## BEGIN Data for processing
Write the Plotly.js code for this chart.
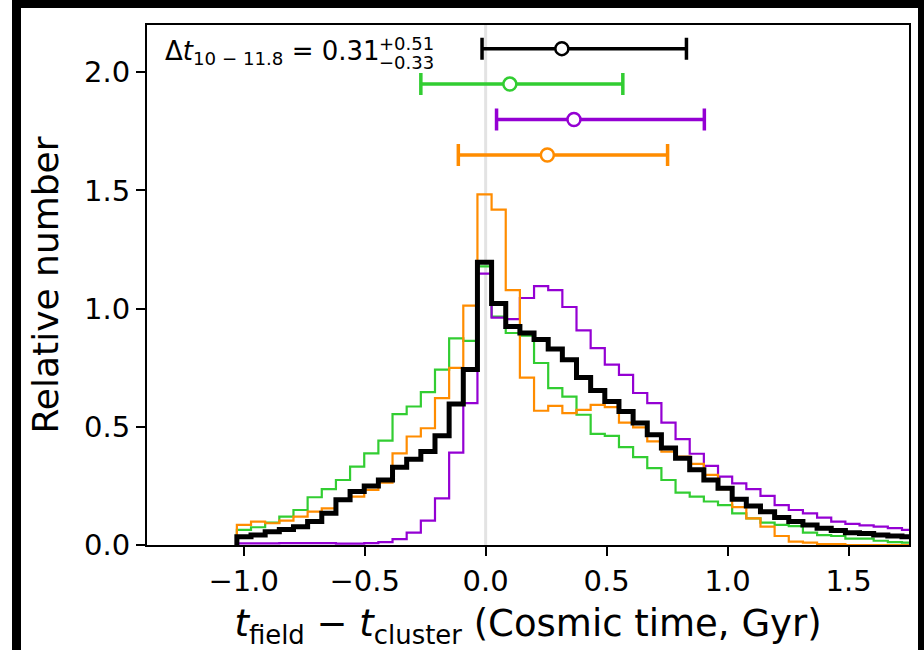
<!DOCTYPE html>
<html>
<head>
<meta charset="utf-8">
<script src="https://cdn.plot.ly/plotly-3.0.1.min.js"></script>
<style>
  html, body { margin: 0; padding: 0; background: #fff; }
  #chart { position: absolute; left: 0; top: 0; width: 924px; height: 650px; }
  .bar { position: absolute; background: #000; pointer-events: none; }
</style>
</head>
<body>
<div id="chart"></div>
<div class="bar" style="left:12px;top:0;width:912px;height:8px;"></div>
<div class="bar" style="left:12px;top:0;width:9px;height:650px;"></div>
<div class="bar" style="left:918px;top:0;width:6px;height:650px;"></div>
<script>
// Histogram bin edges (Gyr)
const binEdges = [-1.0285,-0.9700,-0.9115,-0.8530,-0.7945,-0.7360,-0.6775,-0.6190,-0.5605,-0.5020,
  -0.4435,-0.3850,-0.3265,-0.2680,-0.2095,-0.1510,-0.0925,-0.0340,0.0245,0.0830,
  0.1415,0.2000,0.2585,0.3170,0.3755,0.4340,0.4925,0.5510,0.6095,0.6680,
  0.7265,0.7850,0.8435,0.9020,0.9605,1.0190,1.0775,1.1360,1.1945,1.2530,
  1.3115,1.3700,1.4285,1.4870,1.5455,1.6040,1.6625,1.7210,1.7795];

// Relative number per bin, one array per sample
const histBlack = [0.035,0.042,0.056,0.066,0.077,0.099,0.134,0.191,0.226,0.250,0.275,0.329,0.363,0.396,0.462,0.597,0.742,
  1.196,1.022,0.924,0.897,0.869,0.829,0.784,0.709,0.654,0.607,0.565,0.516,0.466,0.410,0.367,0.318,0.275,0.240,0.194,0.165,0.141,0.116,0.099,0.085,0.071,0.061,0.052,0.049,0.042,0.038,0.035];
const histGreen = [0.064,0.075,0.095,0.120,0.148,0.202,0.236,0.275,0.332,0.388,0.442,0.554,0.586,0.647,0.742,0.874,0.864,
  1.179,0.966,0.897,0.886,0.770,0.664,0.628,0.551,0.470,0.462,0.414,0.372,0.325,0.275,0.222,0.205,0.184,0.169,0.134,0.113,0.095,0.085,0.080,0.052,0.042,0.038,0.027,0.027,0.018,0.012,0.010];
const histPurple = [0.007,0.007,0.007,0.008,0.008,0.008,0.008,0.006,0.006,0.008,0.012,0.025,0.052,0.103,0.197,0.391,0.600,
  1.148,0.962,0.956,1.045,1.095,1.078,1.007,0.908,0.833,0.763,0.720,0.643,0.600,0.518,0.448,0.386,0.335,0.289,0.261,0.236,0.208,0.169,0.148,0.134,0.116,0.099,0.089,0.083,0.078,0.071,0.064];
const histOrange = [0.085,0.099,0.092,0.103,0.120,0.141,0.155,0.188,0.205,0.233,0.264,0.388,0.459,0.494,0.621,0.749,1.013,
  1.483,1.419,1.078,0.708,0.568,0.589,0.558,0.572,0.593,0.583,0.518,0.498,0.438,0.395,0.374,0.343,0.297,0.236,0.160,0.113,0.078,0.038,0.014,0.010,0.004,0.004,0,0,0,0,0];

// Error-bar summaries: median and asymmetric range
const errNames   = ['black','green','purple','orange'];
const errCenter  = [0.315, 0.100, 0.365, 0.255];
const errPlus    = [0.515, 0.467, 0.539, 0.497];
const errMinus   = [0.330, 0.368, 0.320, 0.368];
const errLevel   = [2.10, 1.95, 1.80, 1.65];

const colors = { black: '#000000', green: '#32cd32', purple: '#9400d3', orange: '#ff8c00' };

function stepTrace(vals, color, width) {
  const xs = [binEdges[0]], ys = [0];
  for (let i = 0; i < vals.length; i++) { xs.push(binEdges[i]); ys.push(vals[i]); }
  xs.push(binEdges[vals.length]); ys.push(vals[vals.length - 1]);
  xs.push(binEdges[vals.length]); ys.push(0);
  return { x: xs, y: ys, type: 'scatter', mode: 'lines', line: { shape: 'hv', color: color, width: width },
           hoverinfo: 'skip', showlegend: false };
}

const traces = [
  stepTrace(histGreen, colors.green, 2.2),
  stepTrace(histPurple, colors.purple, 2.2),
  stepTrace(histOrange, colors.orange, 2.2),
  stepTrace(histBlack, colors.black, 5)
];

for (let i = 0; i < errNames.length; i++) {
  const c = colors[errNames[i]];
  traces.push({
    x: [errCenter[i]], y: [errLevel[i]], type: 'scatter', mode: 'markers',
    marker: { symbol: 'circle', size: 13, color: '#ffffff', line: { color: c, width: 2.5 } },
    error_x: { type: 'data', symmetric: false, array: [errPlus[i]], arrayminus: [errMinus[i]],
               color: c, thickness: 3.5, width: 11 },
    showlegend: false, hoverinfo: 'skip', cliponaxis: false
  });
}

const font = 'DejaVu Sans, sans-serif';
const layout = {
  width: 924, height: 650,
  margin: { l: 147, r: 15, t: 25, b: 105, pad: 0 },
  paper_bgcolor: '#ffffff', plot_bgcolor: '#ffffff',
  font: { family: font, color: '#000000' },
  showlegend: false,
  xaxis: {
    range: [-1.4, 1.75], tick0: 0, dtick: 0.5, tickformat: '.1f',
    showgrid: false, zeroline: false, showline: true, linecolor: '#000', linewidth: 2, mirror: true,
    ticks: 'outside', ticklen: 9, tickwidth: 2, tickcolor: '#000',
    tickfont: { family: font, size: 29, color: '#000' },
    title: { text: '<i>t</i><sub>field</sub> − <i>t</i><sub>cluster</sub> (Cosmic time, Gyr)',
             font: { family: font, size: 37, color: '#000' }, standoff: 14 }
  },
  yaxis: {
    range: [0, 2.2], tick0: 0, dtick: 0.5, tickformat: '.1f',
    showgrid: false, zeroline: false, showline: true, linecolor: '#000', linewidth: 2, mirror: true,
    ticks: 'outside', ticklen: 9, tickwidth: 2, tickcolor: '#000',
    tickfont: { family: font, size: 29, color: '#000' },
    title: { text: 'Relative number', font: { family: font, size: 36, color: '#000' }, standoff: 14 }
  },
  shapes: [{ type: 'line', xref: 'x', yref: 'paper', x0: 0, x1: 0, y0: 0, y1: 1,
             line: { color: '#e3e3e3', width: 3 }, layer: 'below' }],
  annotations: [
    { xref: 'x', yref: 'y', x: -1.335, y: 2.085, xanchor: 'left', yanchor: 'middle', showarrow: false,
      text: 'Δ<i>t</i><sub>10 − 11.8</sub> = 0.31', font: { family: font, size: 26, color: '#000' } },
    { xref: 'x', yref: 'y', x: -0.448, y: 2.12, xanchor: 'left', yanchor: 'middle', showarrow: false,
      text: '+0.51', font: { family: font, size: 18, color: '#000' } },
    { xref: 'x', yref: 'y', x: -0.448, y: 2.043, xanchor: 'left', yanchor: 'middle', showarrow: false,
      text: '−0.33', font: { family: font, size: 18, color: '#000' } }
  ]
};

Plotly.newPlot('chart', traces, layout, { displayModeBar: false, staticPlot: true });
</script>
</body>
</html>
## END Data for processing
## BEGIN Data for processing
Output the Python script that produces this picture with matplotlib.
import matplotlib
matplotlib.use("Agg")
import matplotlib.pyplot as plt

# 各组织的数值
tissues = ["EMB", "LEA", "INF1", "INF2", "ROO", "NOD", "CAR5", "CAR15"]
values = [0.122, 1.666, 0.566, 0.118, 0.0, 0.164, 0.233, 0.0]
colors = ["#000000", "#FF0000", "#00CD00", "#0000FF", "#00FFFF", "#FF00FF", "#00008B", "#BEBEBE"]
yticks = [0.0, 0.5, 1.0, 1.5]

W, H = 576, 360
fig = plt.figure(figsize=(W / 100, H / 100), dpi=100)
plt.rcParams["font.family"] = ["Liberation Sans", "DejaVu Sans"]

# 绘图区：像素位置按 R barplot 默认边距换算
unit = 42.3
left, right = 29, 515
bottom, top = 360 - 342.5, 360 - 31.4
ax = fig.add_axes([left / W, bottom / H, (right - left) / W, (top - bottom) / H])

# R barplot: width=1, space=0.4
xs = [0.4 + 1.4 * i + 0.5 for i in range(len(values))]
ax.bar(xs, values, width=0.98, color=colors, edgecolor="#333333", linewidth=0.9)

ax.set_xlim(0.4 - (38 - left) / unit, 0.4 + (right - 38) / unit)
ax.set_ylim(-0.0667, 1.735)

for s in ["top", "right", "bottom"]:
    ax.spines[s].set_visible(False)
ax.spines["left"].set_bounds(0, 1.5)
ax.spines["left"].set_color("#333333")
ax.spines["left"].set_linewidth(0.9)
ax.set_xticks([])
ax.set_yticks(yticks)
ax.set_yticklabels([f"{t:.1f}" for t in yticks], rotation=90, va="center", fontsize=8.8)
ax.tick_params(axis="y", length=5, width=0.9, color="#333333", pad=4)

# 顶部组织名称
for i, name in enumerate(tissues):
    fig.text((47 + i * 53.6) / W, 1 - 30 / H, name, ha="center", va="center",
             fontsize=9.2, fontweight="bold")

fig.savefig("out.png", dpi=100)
## END Data for processing
Written request. Using the data above, copy exactly the lines from the one containing "Write the Plotly.js code for this chart." to the one containing "1.3115,1.3700,1.4285,1.4870,1.5455,1.6040,1.6625,1.7210,1.7795];", inclusive. Exclude the pictures.

The output.
Write the Plotly.js code for this chart.
<!DOCTYPE html>
<html>
<head>
<meta charset="utf-8">
<script src="https://cdn.plot.ly/plotly-3.0.1.min.js"></script>
<style>
  html, body { margin: 0; padding: 0; background: #fff; }
  #chart { position: absolute; left: 0; top: 0; width: 924px; height: 650px; }
  .bar { position: absolute; background: #000; pointer-events: none; }
</style>
</head>
<body>
<div id="chart"></div>
<div class="bar" style="left:12px;top:0;width:912px;height:8px;"></div>
<div class="bar" style="left:12px;top:0;width:9px;height:650px;"></div>
<div class="bar" style="left:918px;top:0;width:6px;height:650px;"></div>
<script>
// Histogram bin edges (Gyr)
const binEdges = [-1.0285,-0.9700,-0.9115,-0.8530,-0.7945,-0.7360,-0.6775,-0.6190,-0.5605,-0.5020,
  -0.4435,-0.3850,-0.3265,-0.2680,-0.2095,-0.1510,-0.0925,-0.0340,0.0245,0.0830,
  0.1415,0.2000,0.2585,0.3170,0.3755,0.4340,0.4925,0.5510,0.6095,0.6680,
  0.7265,0.7850,0.8435,0.9020,0.9605,1.0190,1.0775,1.1360,1.1945,1.2530,
  1.3115,1.3700,1.4285,1.4870,1.5455,1.6040,1.6625,1.7210,1.7795];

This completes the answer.